The first Bayesian-Agent prototype was validated inside GenericAgent with deepseek-v4-flash. These experiments demonstrate two advantages at once: Bayesian-Agent can run a full self-evolving loop from scratch, and it can also act as an incremental repair layer for an existing agent.

Baseline

Benchmark Agent Model Accuracy Input Tokens Output Tokens Total Tokens Efficiency
SOP-Bench GA deepseek-v4-flash 80% 1.34M 57k 1.39M 11.47
Lifelong AgentBench GA deepseek-v4-flash 90% 649k 42k 690k 26.07

Full Self-Evolving Mode

Benchmark Agent Model Accuracy Input Tokens Output Tokens Total Tokens Efficiency
SOP-Bench GA+Bayesian deepseek-v4-flash 100% 1.07M 52k 1.12M 17.86
Lifelong AgentBench GA+Bayesian deepseek-v4-flash 95% 666k 44k 710k 26.77

Incremental Repair Mode

Bayesian-Agent read the GA baseline traces and reran only failed tasks.

Benchmark Agent Model Final Accuracy Incremental Input Incremental Output Incremental Total Incremental Efficiency
SOP-Bench GA+BayesianIncremental deepseek-v4-flash 100% 216k 10k 226k 17.73
Lifelong AgentBench GA+BayesianIncremental deepseek-v4-flash 100% 71k 7k 78k 25.57

Interpretation

The full mode result shows that Bayesian Skill Evolution can improve SOP-Bench accuracy while reducing token usage.
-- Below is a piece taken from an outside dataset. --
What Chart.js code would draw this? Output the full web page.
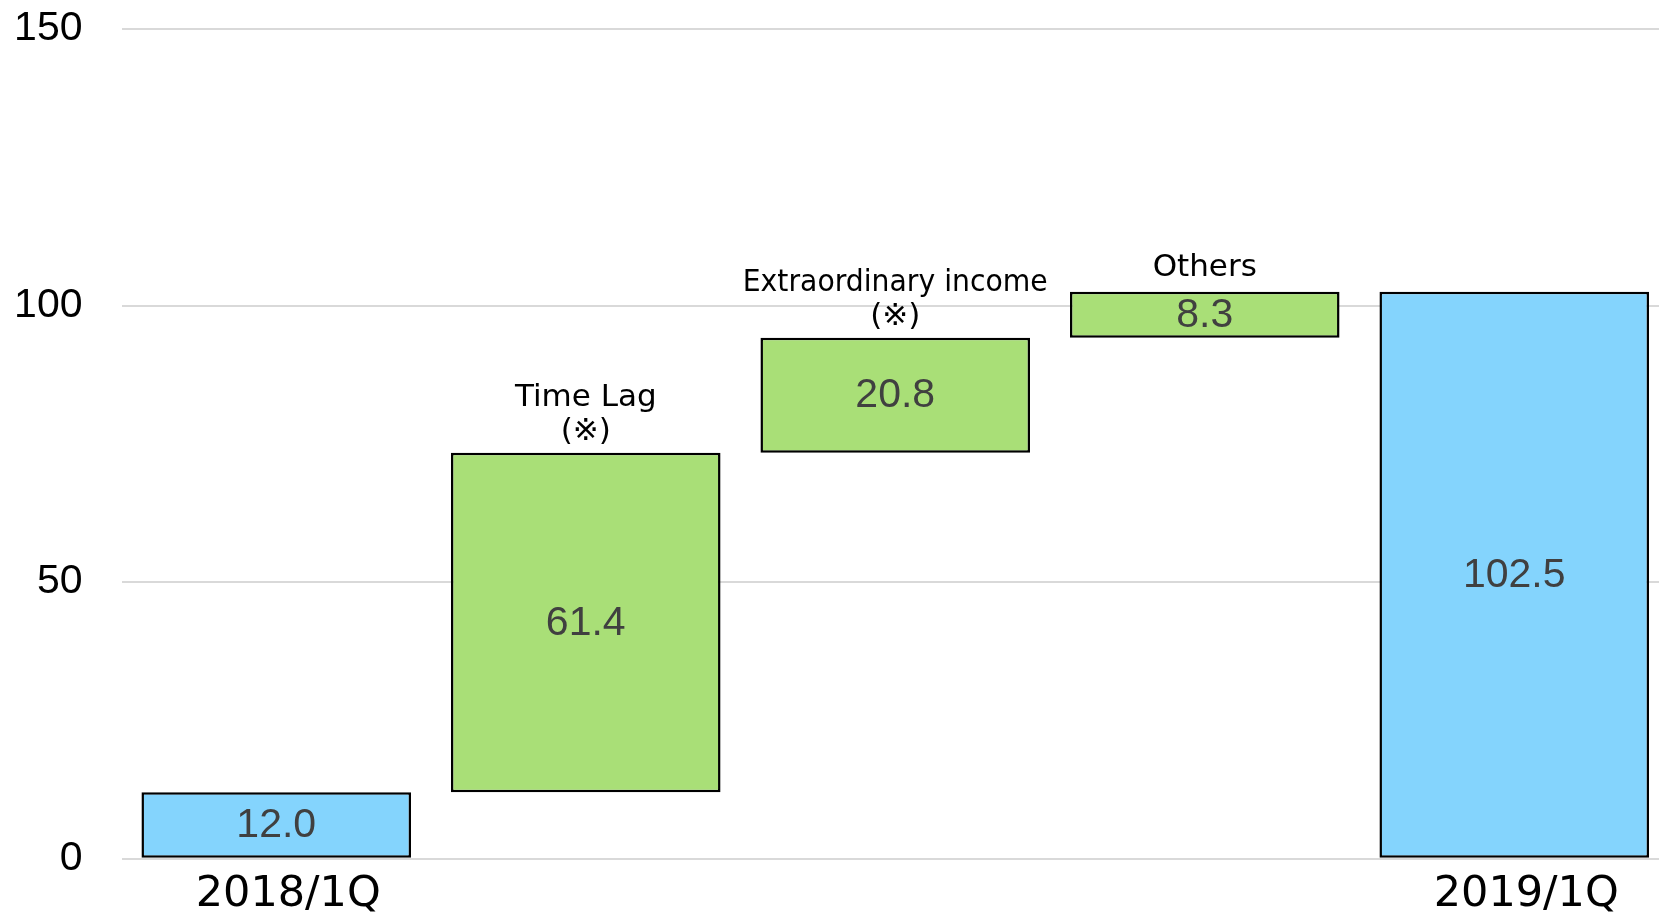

The incremental mode result is the more practical path: Bayesian-Agent can attach to a baseline agent, inspect failed tasks, and spend only a small amount of additional inference to reach 100% final accuracy on the reported runs.

The cross-harness implication is the larger product direction. GenericAgent is the current experimental harness, but the Bayesian-Agent core only requires verified trajectory evidence and an adapter, so the same method can be applied to other agent frameworks.

Artifacts

Result artifacts are stored in:

artifacts/
  ga_deepseek_baseline/
  bayesian_full/
  bayesian_incremental/

These files are included so users can inspect result formats and reproduce summary calculations before wiring a live benchmark runner.